People naturally hope to avoid losses. And when they do occur, they could cause stress and impact the trader’s decision-making ability. Gains and losses are a part of the forex trading market. Although traders cannot take back or undo their investment that cost the loss, they can be mentally prepared to process it. With no preparation or understanding of healthy coping mechanisms, one could make riskier investments or take other drastic measures, making the situation worse. Research shows that dealing with such losses in positive ways can help traders pick themselves back up and recover their lost assets in the market.
Many people have an automatic dysfunctional coping mechanism while dealing with losses. Here are the most common ones.
Many novice traders who might have had a streak of gains in the market might cling to failed investments in currencies that do not objectively show gains. They have hope that they will go up again. Traders must understand that if they invested in a dud or a depleting currency pair, it is beneficial to reallocate the investment into a safer asset. In short, they must cut their losses, accept the situation and move on.
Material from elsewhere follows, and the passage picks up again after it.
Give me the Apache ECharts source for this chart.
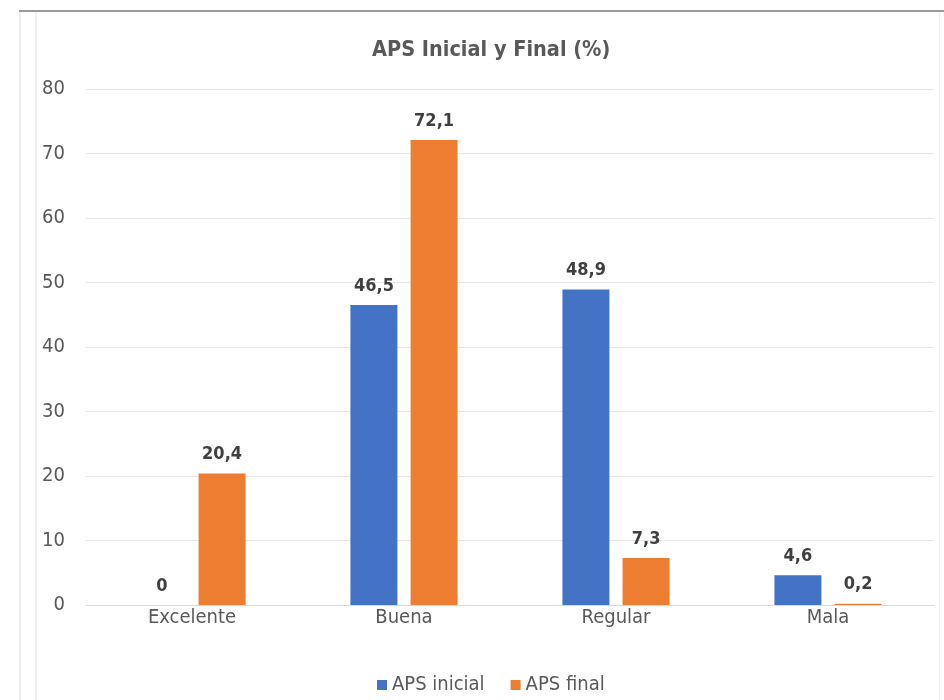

It is not uncommon among traders to blame their losses on other people, establishments and situations, especially with forex trading with several extraneous factors impacting the values. They might not be ready to take responsibility for their excessive risk-taking, poor strategies or decisions that might have had a role in their losses. Projection does not help one learn from their mistake.
Some also suppress their negative emotions and thoughts that result in financial, family and career-related issues.
Traders often experience losses when they let their emotions of overconfidence, greed, fear and herding behaviour take over them. One of the most basic ways to cope with financial losses in trade is to learn from the errors and recoup the loss by making sound investments in the future. There are no quick ways to recuperate, but there are steps one can take to ensure that it does not happen again. Having an objective strategy that is unbiased can revise the mistake over time. They must re-evaluate the risks they took and the people they trusted and rationally dissect the situation before making further decisions. Doing so will help them avoid making poor investments or being victims of fraud and false promises. It is also best to diversify their portfolio to balance their assent allocations by consulting a financial advisor and avoiding significant losses.